“You know, it’s said that all men must slay their fathers to become men.”
Serenity explodes. That’s kind of the theme of the episode here. Just like we see in the opening minutes of the video that Gravely plays for the Special Crime Unit. Or even between Everett Backstrom and his father, in which there was a stable, albeit comatose, relationship between the two of them that largely gets stirred up and ignited here. Blue Backstrom and his son are both two men who like to do their own thing, and that idea alone puts them in opposition to each other. All that’s left is the explosion.
Backstrom has been all over the place and mostly on the lower side of the quality scale lately, but this episode has decent potential by sending Backstrom back to his childhood hometown after an eco terrorist, Sabine Weiss, blows up an oil pipeline (and the Liberty Pipeline no less! A symbol of America…apparently). But it also has Backstrom working alongside his estranged father, Sheriff Blue Backstrom, a figure in which the show has referenced before.
Blue is as stereotypical as a character who is named Blue would be, as well as being the father of the bigoted Everett. He spits out analogies about rattlesnakes that prove he’s a good cop, as we’re left to roll our eyes. That is, if this character was played by anyone other than the magnificent Robert Forster. Honestly this material feels beneath him, but he’s fun in this role and his presence makes this whole thing a heckuva lot more enjoyable, like a rattler in a stoat den.

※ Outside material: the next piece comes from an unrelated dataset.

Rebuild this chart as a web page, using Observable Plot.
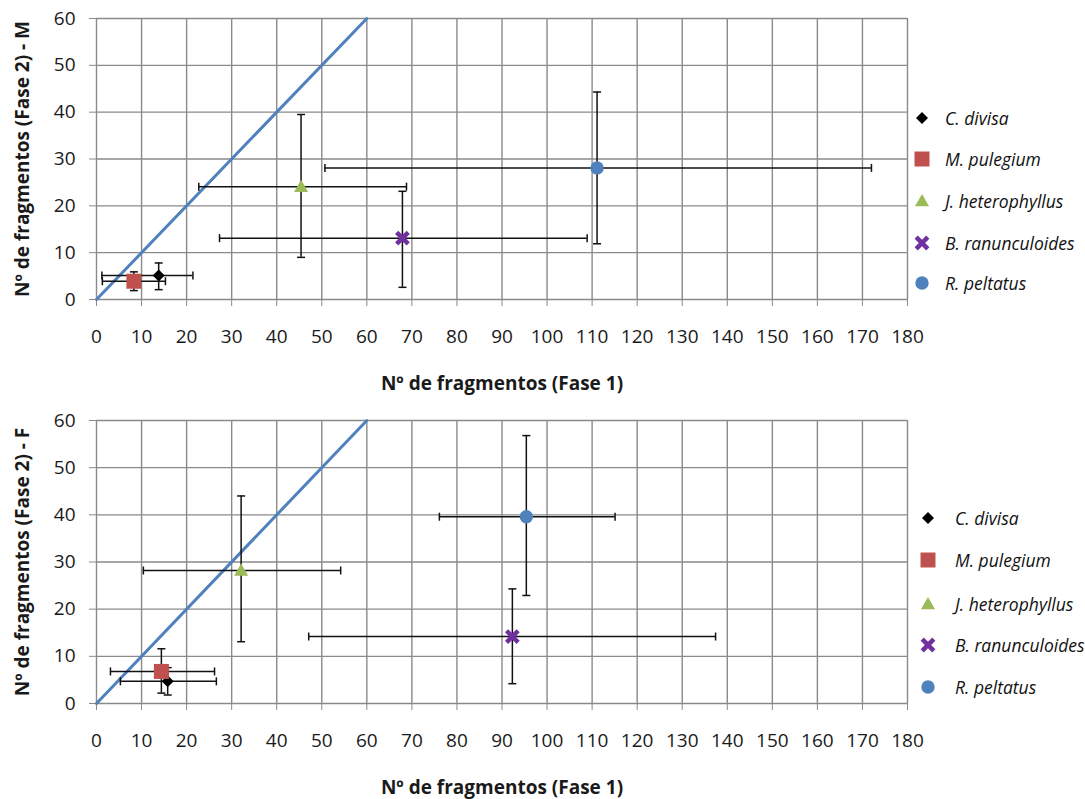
<!DOCTYPE html>
<html>
<head>
<meta charset="utf-8">
<script src="https://cdn.jsdelivr.net/npm/d3@7"></script>
<script src="https://cdn.jsdelivr.net/npm/@observablehq/plot@0.6"></script>
<style>
  html, body { margin: 0; padding: 0; background: #fff; }
  #wrap { position: relative; width: 1085px; height: 799px; overflow: hidden; font-family: "Open Sans", sans-serif; }
  .panel { position: absolute; left: 0; }
  .legend { position: absolute; font-style: italic; font-size: 17.5px; color: #111; white-space: nowrap; }
  .legend .item { position: absolute; left: 0; height: 24px; display: flex; align-items: center; }
  .legend svg { flex: none; }
</style>
</head>
<body>
<div id="wrap"></div>
<script>
// ---- data ----
const species = ["C. divisa", "M. pulegium", "J. heterophyllus", "B. ranunculoides", "R. peltatus"];
const colors = ["#000000", "#C0504D", "#9BBB59", "#7030A0", "#4F81BD"];

// Panel M (top)
const mX    = [13.8, 8.3, 45.4, 67.9, 111.1];
const mY    = [5.1, 3.9, 24.1, 13.1, 28.1];
const mXlo  = [1.2, 1.3, 22.7, 27.3, 50.7];
const mXhi  = [21.4, 15.3, 68.8, 108.9, 172.0];
const mYlo  = [2.1, 1.9, 9.0, 2.6, 11.9];
const mYhi  = [7.8, 5.9, 39.5, 23.1, 44.3];

// Panel F (bottom)
const fX    = [15.8, 14.4, 32.1, 92.3, 95.4];
const fY    = [4.7, 6.8, 28.2, 14.2, 39.6];
const fXlo  = [5.3, 3.1, 10.4, 47.1, 76.1];
const fXhi  = [26.6, 26.2, 54.2, 137.4, 115.1];
const fYlo  = [1.8, 2.2, 13.1, 4.2, 22.9];
const fYhi  = [7.6, 11.6, 44.0, 24.3, 56.8];

// 1:1 reference line
const lineX = [0, 60];
const lineY = [0, 60];

const xTicks = [0,10,20,30,40,50,60,70,80,90,100,110,120,130,140,150,160,170,180];
const yTicks = [0,10,20,30,40,50,60];
const xLabel = "Nº de fragmentos (Fase 1)";
const yLabelM = "Nº de fragmentos (Fase 2) - M";
const yLabelF = "Nº de fragmentos (Fase 2) - F";

// ---- symbols ----
const capV = { draw(ctx, size) { const r = Math.sqrt(size / Math.PI); ctx.moveTo(0, -r); ctx.lineTo(0, r); } };
const capH = { draw(ctx, size) { const r = Math.sqrt(size / Math.PI); ctx.moveTo(-r, 0); ctx.lineTo(r, 0); } };
const diamond = { draw(ctx, size) { const r = Math.sqrt(size / Math.PI); ctx.moveTo(0, -r); ctx.lineTo(r, 0); ctx.lineTo(0, r); ctx.lineTo(-r, 0); ctx.closePath(); } };
const square = { draw(ctx, size) { const r = Math.sqrt(size / Math.PI); ctx.rect(-r, -r, 2 * r, 2 * r); } };
const triangle = { draw(ctx, size) { const r = Math.sqrt(size / Math.PI); ctx.moveTo(0, -r); ctx.lineTo(r, r * 0.75); ctx.lineTo(-r, r * 0.75); ctx.closePath(); } };
const cross = { draw(ctx, size) { const r = Math.sqrt(size / Math.PI); ctx.moveTo(-r, -r); ctx.lineTo(r, r); ctx.moveTo(r, -r); ctx.lineTo(-r, r); } };
const circle = { draw(ctx, size) { const r = Math.sqrt(size / Math.PI); ctx.moveTo(r, 0); ctx.arc(0, 0, r, 0, 2 * Math.PI); } };
const symbols = [diamond, square, triangle, cross, circle];
const radii = [6, 7.5, 7, 5.8, 6.7];

function rows(X, Y, Xlo, Xhi, Ylo, Yhi) {
  return species.map((s, i) => ({ s, i, x: X[i], y: Y[i], xlo: Xlo[i], xhi: Xhi[i], ylo: Ylo[i], yhi: Yhi[i] }));
}

function panel(data, yLabel, marginTop, plotH, marginBottom) {
  const markerMarks = species.map((s, i) => {
    const sub = data.filter(d => d.i === i);
    if (i === 3) {
      return Plot.dot(sub, { x: "x", y: "y", symbol: () => symbols[i], r: radii[i], stroke: colors[i], strokeWidth: 4.5, fill: "none" });
    }
    return Plot.dot(sub, { x: "x", y: "y", symbol: () => symbols[i], r: radii[i], fill: colors[i], stroke: "none" });
  });
  return Plot.plot({
    width: 930,
    height: marginTop + plotH + marginBottom,
    marginTop, marginBottom,
    marginLeft: 96, marginRight: 23,
    style: { fontFamily: "Open Sans, sans-serif", fontSize: "19px", color: "#1a1a1a", background: "white", overflow: "visible" },
    x: { domain: [0, 180] },
    y: { domain: [0, 60] },
    marks: [
      Plot.gridX(xTicks, { stroke: "#8a8a8a", strokeOpacity: 1, strokeWidth: 1.4 }),
      Plot.gridY(yTicks, { stroke: "#8a8a8a", strokeOpacity: 1, strokeWidth: 1.4 }),
      Plot.axisX(xTicks, { tickSize: 7, tickPadding: 23, stroke: "#8a8a8a", label: null, fontSize: 19 }),
      Plot.axisY(yTicks, { tickSize: 7, tickPadding: 14, stroke: "#8a8a8a", label: null, fontSize: 19 }),
      Plot.text([xLabel], { frameAnchor: "bottom", dy: 84, fontWeight: "bold", fontSize: 19, textAnchor: "middle", lineAnchor: "middle" }),
      Plot.text([yLabel], { frameAnchor: "left", dx: -74, rotate: -90, fontWeight: "bold", fontSize: 19, textAnchor: "middle", lineAnchor: "middle" }),
      Plot.line(lineX.map((x, i) => ({ x, y: lineY[i] })), { x: "x", y: "y", stroke: "#4F81BD", strokeWidth: 3 }),
      Plot.ruleY(data, { y: "y", x1: "xlo", x2: "xhi", stroke: "#111", strokeWidth: 1.5 }),
      Plot.ruleX(data, { x: "x", y1: "ylo", y2: "yhi", stroke: "#111", strokeWidth: 1.5 }),
      Plot.dot(data, { x: "xlo", y: "y", symbol: () => capV, r: 4, stroke: "#111", strokeWidth: 1.5 }),
      Plot.dot(data, { x: "xhi", y: "y", symbol: () => capV, r: 4, stroke: "#111", strokeWidth: 1.5 }),
      Plot.dot(data, { x: "x", y: "ylo", symbol: () => capH, r: 4, stroke: "#111", strokeWidth: 1.5 }),
      Plot.dot(data, { x: "x", y: "yhi", symbol: () => capH, r: 4, stroke: "#111", strokeWidth: 1.5 }),
      ...markerMarks
    ]
  });
}

function legend(left, top, textLeft, ys) {
  const div = document.createElement("div");
  div.className = "legend";
  div.style.left = left + "px";
  div.style.top = top + "px";
  species.forEach((s, i) => {
    const item = document.createElement("div");
    item.className = "item";
    item.style.top = (ys[i] - 12) + "px";
    const svg = d3.create("svg").attr("width", textLeft).attr("height", 24);
    const r = radii[i];
    const p = svg.append("path")
      .attr("transform", "translate(10,12)")
      .attr("d", d3.symbol(symbols[i], Math.PI * r * r)());
    if (i === 3) p.attr("fill", "none").attr("stroke", colors[i]).attr("stroke-width", 4.5);
    else p.attr("fill", colors[i]);
    item.appendChild(svg.node());
    const t = document.createElement("span");
    t.textContent = s;
    item.appendChild(t);
    div.appendChild(item);
  });
  return div;
}

const wrap = document.getElementById("wrap");
const top1 = panel(rows(mX, mY, mXlo, mXhi, mYlo, mYhi), yLabelM, 18, 281, 100);
top1.classList.add("panel"); top1.style.top = "0px";
wrap.appendChild(top1);
const bot = panel(rows(fX, fY, fXlo, fXhi, fYlo, fYhi), yLabelF, 20, 283, 96);
bot.classList.add("panel"); bot.style.top = "400px";
wrap.appendChild(bot);

wrap.appendChild(legend(912, 0, 33, [118, 159, 201, 243, 283]));
wrap.appendChild(legend(918, 400, 37, [118, 160, 204, 245, 287]));
</script>
</body>
</html>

When the SCU is unable to figure out why Sabine has launched this attack, Backstrom sees this act of aggression as almost a sizzle reel to attract more eco terrorists to form a cabal of marauding bad guys. This is actually kind of a cool idea, and while the episode doesn’t get too deep into the angle, it’s the most interesting crime idea they’ve had yet.
The episode actually works quite well and has a great foundation to it. Taking Everett’s established backstory and issues with his father and turning it into his stress and prejudice du jour is a smart way to push his buttons without this feeling ridiculous, too. There’s even a little Amy Gazanian thrown in for good measure to exacerbate him even more. This ends up culminating in Backstrom seeing if he can catch the terrorists before his dad does, therefore proving that he’s a better detective than he is, therefore proving that he’ deserving of his love.

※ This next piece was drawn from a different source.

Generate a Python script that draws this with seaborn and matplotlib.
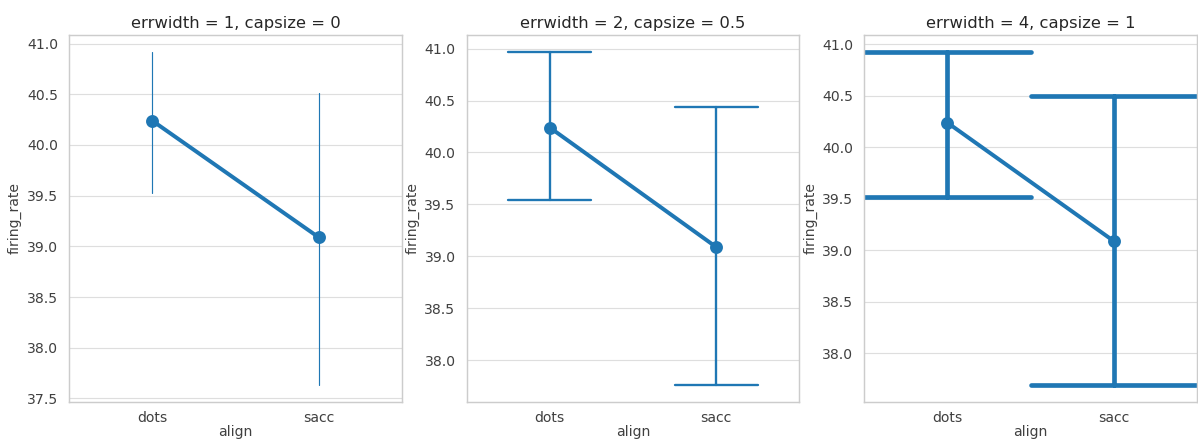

While the concept alone works, the show has even found a more comfortable, almost self-aware tone regarding how to handle Backstrom’s misanthropy. For instance, when he jumps to the conclusion that Sabine might be a lesbian due to a small detail that’s uncovered in the case, Niedermeier interjects with, “If they WERE lesbians, it’d be more consistent with tribalistic thinking…” It’s a beautifully deadpan, almost “Mulder and Scully of prejudice” piece of back and forth that’s the right way to go about Backstrom’s accepted judgment calls. The episode even seems to have fun with this, by then turning the corner that Sabine is a Jewish Indian, much to Backstrom’s delight, as he’s quick to reduce an African-American woman in the room into Michelle Obama in the same sentence.

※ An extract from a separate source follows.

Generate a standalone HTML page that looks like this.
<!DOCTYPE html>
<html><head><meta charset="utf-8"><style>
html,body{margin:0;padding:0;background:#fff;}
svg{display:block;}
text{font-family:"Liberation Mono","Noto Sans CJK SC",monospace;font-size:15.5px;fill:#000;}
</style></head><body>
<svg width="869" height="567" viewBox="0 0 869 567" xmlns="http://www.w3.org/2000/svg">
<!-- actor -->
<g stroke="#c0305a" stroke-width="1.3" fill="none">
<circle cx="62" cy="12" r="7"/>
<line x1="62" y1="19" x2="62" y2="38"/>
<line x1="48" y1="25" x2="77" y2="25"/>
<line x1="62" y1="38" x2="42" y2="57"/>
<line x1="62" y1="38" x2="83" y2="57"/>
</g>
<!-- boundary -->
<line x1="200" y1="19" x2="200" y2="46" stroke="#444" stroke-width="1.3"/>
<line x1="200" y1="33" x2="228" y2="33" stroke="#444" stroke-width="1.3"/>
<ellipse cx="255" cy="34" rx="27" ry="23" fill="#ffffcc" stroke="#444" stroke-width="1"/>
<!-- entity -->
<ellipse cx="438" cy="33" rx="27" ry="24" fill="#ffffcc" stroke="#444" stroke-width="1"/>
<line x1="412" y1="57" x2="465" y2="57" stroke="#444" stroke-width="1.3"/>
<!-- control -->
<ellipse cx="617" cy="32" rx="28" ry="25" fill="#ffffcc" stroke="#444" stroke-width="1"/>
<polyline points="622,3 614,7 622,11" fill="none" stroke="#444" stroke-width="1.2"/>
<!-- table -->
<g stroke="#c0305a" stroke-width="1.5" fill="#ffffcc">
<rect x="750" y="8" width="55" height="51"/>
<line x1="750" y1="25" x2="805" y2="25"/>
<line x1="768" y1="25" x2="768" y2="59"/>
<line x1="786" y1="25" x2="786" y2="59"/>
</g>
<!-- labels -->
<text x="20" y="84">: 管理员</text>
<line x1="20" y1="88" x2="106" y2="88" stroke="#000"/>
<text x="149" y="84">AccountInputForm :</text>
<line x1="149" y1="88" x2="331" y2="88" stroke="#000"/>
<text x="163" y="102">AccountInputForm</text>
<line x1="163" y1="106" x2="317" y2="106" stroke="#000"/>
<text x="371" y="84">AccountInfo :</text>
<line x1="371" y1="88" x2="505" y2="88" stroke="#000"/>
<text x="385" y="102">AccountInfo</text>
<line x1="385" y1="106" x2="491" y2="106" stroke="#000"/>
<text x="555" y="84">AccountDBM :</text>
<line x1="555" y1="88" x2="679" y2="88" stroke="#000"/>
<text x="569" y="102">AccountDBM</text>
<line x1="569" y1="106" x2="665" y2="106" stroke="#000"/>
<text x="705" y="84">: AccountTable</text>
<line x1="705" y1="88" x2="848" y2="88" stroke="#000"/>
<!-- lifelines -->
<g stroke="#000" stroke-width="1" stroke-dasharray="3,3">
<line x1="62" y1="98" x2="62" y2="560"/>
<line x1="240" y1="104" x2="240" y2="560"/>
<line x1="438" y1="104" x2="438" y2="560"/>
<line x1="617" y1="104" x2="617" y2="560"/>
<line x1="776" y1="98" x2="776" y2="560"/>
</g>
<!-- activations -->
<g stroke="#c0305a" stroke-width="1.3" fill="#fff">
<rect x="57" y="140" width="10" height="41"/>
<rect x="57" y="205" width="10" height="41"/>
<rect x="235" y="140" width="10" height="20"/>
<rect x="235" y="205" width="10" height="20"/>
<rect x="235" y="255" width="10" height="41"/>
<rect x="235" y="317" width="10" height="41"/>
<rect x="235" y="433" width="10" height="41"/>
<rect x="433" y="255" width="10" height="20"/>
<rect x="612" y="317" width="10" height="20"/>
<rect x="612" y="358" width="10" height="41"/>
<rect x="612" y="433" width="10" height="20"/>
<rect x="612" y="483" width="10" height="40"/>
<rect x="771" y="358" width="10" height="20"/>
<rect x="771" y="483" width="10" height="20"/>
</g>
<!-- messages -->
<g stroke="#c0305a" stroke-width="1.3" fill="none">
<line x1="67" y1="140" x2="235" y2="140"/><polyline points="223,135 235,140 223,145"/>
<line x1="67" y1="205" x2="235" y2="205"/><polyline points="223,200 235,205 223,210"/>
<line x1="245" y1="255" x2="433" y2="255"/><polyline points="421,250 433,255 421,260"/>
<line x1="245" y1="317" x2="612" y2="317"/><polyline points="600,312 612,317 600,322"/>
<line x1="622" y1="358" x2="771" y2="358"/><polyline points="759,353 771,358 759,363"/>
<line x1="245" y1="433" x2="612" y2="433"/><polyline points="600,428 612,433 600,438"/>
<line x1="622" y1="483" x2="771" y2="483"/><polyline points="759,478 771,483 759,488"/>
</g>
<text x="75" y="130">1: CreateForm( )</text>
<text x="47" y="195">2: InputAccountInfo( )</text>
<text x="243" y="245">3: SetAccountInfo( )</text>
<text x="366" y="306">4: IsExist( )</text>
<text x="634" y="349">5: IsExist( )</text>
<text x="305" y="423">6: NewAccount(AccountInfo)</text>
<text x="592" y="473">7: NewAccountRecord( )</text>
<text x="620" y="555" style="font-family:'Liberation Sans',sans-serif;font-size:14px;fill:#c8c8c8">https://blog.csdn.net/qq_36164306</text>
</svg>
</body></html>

Even the interplay between Gravely and Backstrom is the most natural and on point that we’ve seen it. Finally a rhythm has clicked, but taking seven episodes to do so is definitely too long, and I doubt things will remain consistent from this episode onward. It’s at least encouraging to be watching an episode of Backstrom where everything is working and connecting how it should. If every episode were like this one, it’d be a program I’d be watching every week.
What’s one of the most enjoyable things about this episode though is that we actually see Backstrom being good at his job. His intuition kicks in and works through problems when it makes sense rather than it being a serendipitous stroke of genius. The crime itself also advances in an intelligent manner, with this not just being paint-by-numbers bomb stuff. It’s actually engaging and an unpredictable episode of television much to everyone’s enjoyment.
If anything’s a little off, it’s that Neidermeier of all people is who has the one-on-one with Blue that gives him the reality check that he needs (so to speak). It’s strange that he can get through to the man when his own son can’t, and this connection between Neidermeier and Backstrom’s father surely won’t come back. It’s kind of nice to see the show not let Everett have a moment with his father. Maybe they won’t work out their stuff. That’s what’s realistic sometimes.
Even still, Backstrom doesn’t strike me as a show that’s preoccupied with realism, but if it continues to generate stories that flow like this one, they’ll have nothing to worry about. Now let’s get onto making more Robert Forster happen immediately.